▶ [Dataset records]
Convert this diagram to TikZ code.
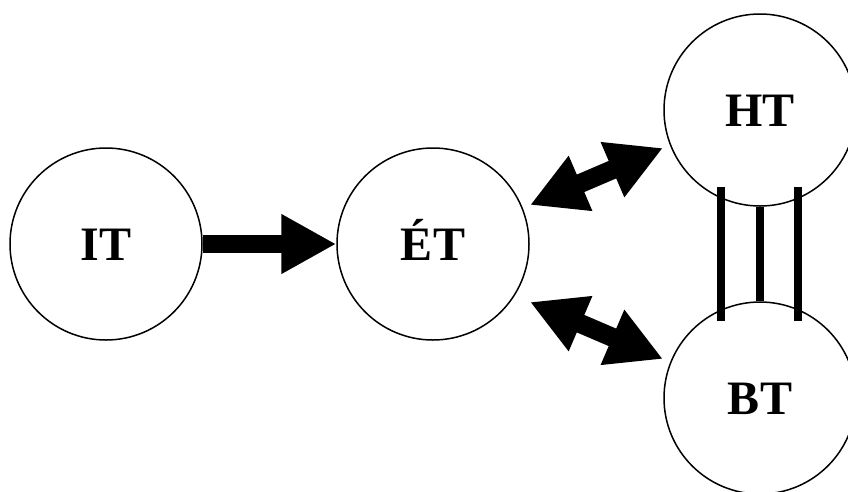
\documentclass[tikz,border=0pt]{standalone}
\usepackage{fontspec}
\setmainfont{Liberation Serif}
\usetikzlibrary{arrows.meta,calc}
\begin{document}
\begin{tikzpicture}[x=1pt,y=-1pt,
  state/.style={circle,draw,line width=1.5pt,fill=white,minimum size=192pt,inner sep=0pt,
    font=\fontsize{48}{56}\selectfont\bfseries,text height=33pt,text depth=0pt},
  bigarrow/.style={line width=18pt,-{Triangle[length=55pt,width=56pt]}},
  dblarrow/.style={line width=19pt,{Triangle[length=55pt,width=56pt]}-{Triangle[length=55pt,width=56pt]}},
  bar/.style={line width=8pt}]
\useasboundingbox (0,0) rectangle (848,491);
\clip (0,0) rectangle (848,491);
\node[state] (IT) at (106,244) {IT};
\node[state] (ET) at (433,244) {ÉT};
\node[state] (HT) at (760,110) {HT};
\node[state] (BT) at (760,398) {BT};
\draw[bigarrow] (IT) -- (ET);
\coordinate (u1) at ($(ET)+(97,-39)$);
\coordinate (u2) at ($(HT)+(-97,38)$);
\coordinate (l1) at ($(ET)+(97,58)$);
\coordinate (l2) at ($(BT)+(-97,-39)$);
\draw[dblarrow] (u1) -- (u2);
\draw[dblarrow] (l1) -- (l2);
\coordinate (bl1) at ($(HT)+(-39,77)$);
\coordinate (bl2) at ($(BT)+(-39,-77)$);
\coordinate (br1) at ($(HT)+(38,77)$);
\coordinate (br2) at ($(BT)+(38,-77)$);
\draw[bar] (bl1) -- (bl2);
\draw[bar] (br1) -- (br2);
\draw[bar] (HT.south) -- (BT.north);
\end{tikzpicture}
\end{document}
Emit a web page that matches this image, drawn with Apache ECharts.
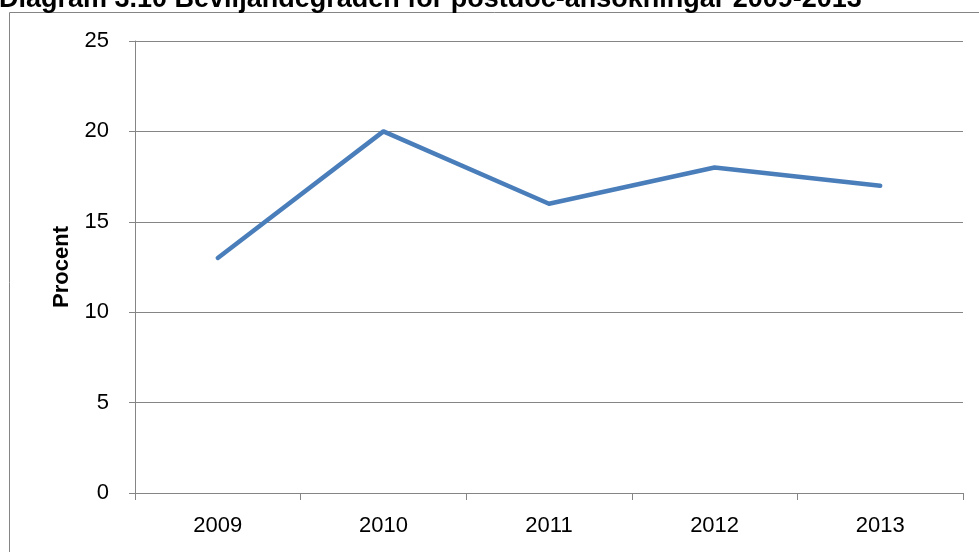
<!DOCTYPE html>
<html>
<head>
<meta charset="utf-8">
<script src="https://cdn.jsdelivr.net/npm/echarts@6/dist/echarts.min.js"></script>
<style>
html,body{margin:0;padding:0;background:#fff;}
#chart{width:979px;height:552px;}
</style>
</head>
<body>
<div id="chart"></div>
<script>
var titleText = 'Diagram 3.10 Beviljandegraden för postdoc-ansökningar 2009-2013';
var yAxisName = 'Procent';
var categories = ['2009', '2010', '2011', '2012', '2013'];
var values = [13, 20, 16, 18, 17];

var chart = echarts.init(document.getElementById('chart'), null, {renderer: 'canvas'});
var axisGray = '#858585';
chart.setOption({
  animation: false,
  backgroundColor: '#ffffff',
  title: {
    text: titleText,
    left: -1,
    top: -14,
    padding: 0,
    textStyle: {fontFamily: 'Liberation Sans, Arial, sans-serif', fontWeight: 'bold', fontSize: 27, color: '#000'}
  },
  graphic: [{
    type: 'rect',
    shape: {x: 9.5, y: 12.5, width: 1000, height: 600},
    style: {fill: 'none', stroke: axisGray, lineWidth: 1},
    silent: true, z: -1
  }],
  grid: {left: 135, right: 16, top: 41, bottom: 59, containLabel: false},
  xAxis: {
    type: 'category',
    data: categories,
    boundaryGap: true,
    axisLine: {show: true, lineStyle: {color: axisGray, width: 1}},
    axisTick: {show: true, length: 7, lineStyle: {color: axisGray}},
    axisLabel: {fontFamily: 'Liberation Sans, Arial, sans-serif', fontSize: 22, color: '#000', margin: 22},
    splitLine: {show: false}
  },
  yAxis: {
    type: 'value',
    min: 0, max: 25, interval: 5,
    name: yAxisName,
    nameLocation: 'middle',
    nameGap: 62,
    nameRotate: 90,
    nameTextStyle: {fontFamily: 'Liberation Sans, Arial, sans-serif', fontWeight: 'bold', fontSize: 22, color: '#000'},
    axisLine: {show: true, lineStyle: {color: axisGray, width: 1}},
    axisTick: {show: true, length: 6, lineStyle: {color: axisGray}},
    axisLabel: {fontFamily: 'Liberation Sans, Arial, sans-serif', fontSize: 22, color: '#000', margin: 26},
    splitLine: {show: true, lineStyle: {color: axisGray, width: 1}}
  },
  series: [{
    type: 'line',
    data: values,
    symbol: 'none',
    lineStyle: {color: '#4a7ebb', width: 4.5, cap: 'round', join: 'round'},
    itemStyle: {color: '#4a7ebb'}
  }]
});
</script>
</body>
</html>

▶ [Your objective] Your task is to retype all the entries exactly and leave out any pictures.

▶ [Worked answer]
Convert this diagram to TikZ code.
\documentclass[tikz,border=0pt]{standalone}
\usepackage{fontspec}
\setmainfont{Liberation Serif}
\usetikzlibrary{arrows.meta,calc}
\begin{document}
\begin{tikzpicture}[x=1pt,y=-1pt,
  state/.style={circle,draw,line width=1.5pt,fill=white,minimum size=192pt,inner sep=0pt,
    font=\fontsize{48}{56}\selectfont\bfseries,text height=33pt,text depth=0pt},
  bigarrow/.style={line width=18pt,-{Triangle[length=55pt,width=56pt]}},
  dblarrow/.style={line width=19pt,{Triangle[length=55pt,width=56pt]}-{Triangle[length=55pt,width=56pt]}},
  bar/.style={line width=8pt}]
\useasboundingbox (0,0) rectangle (848,491);
\clip (0,0) rectangle (848,491);
\node[state] (IT) at (106,244) {IT};
\node[state] (ET) at (433,244) {ÉT};
\node[state] (HT) at (760,110) {HT};
\node[state] (BT) at (760,398) {BT};
\draw[bigarrow] (IT) -- (ET);
\coordinate (u1) at ($(ET)+(97,-39)$);
\coordinate (u2) at ($(HT)+(-97,38)$);
\coordinate (l1) at ($(ET)+(97,58)$);
\coordinate (l2) at ($(BT)+(-97,-39)$);
\draw[dblarrow] (u1) -- (u2);
\draw[dblarrow] (l1) -- (l2);
\coordinate (bl1) at ($(HT)+(-39,77)$);
\coordinate (bl2) at ($(BT)+(-39,-77)$);
\coordinate (br1) at ($(HT)+(38,77)$);
\coordinate (br2) at ($(BT)+(38,-77)$);
\draw[bar] (bl1) -- (bl2);
\draw[bar] (br1) -- (br2);
\draw[bar] (HT.south) -- (BT.north);
\end{tikzpicture}
\end{document}
Emit a web page that matches this image, drawn with Apache ECharts.
<!DOCTYPE html>
<html>
<head>
<meta charset="utf-8">
<script src="https://cdn.jsdelivr.net/npm/echarts@6/dist/echarts.min.js"></script>
<style>
html,body{margin:0;padding:0;background:#fff;}
#chart{width:979px;height:552px;}
</style>
</head>
<body>
<div id="chart"></div>
<script>
var titleText = 'Diagram 3.10 Beviljandegraden för postdoc-ansökningar 2009-2013';
var yAxisName = 'Procent';
var categories = ['2009', '2010', '2011', '2012', '2013'];
var values = [13, 20, 16, 18, 17];

var chart = echarts.init(document.getElementById('chart'), null, {renderer: 'canvas'});
var axisGray = '#858585';
chart.setOption({
  animation: false,
  backgroundColor: '#ffffff',
  title: {
    text: titleText,
    left: -1,
    top: -14,
    padding: 0,
    textStyle: {fontFamily: 'Liberation Sans, Arial, sans-serif', fontWeight: 'bold', fontSize: 27, color: '#000'}
  },
  graphic: [{
    type: 'rect',
    shape: {x: 9.5, y: 12.5, width: 1000, height: 600},
    style: {fill: 'none', stroke: axisGray, lineWidth: 1},
    silent: true, z: -1
  }],
  grid: {left: 135, right: 16, top: 41, bottom: 59, containLabel: false},
  xAxis: {
    type: 'category',
    data: categories,
    boundaryGap: true,
    axisLine: {show: true, lineStyle: {color: axisGray, width: 1}},
    axisTick: {show: true, length: 7, lineStyle: {color: axisGray}},
    axisLabel: {fontFamily: 'Liberation Sans, Arial, sans-serif', fontSize: 22, color: '#000', margin: 22},
    splitLine: {show: false}
  },
  yAxis: {
    type: 'value',
    min: 0, max: 25, interval: 5,
    name: yAxisName,
    nameLocation: 'middle',
    nameGap: 62,
    nameRotate: 90,
    nameTextStyle: {fontFamily: 'Liberation Sans, Arial, sans-serif', fontWeight: 'bold', fontSize: 22, color: '#000'},
    axisLine: {show: true, lineStyle: {color: axisGray, width: 1}},
    axisTick: {show: true, length: 6, lineStyle: {color: axisGray}},
    axisLabel: {fontFamily: 'Liberation Sans, Arial, sans-serif', fontSize: 22, color: '#000', margin: 26},
    splitLine: {show: true, lineStyle: {color: axisGray, width: 1}}
  },
  series: [{
    type: 'line',
    data: values,
    symbol: 'none',
    lineStyle: {color: '#4a7ebb', width: 4.5, cap: 'round', join: 'round'},
    itemStyle: {color: '#4a7ebb'}
  }]
});
</script>
</body>
</html>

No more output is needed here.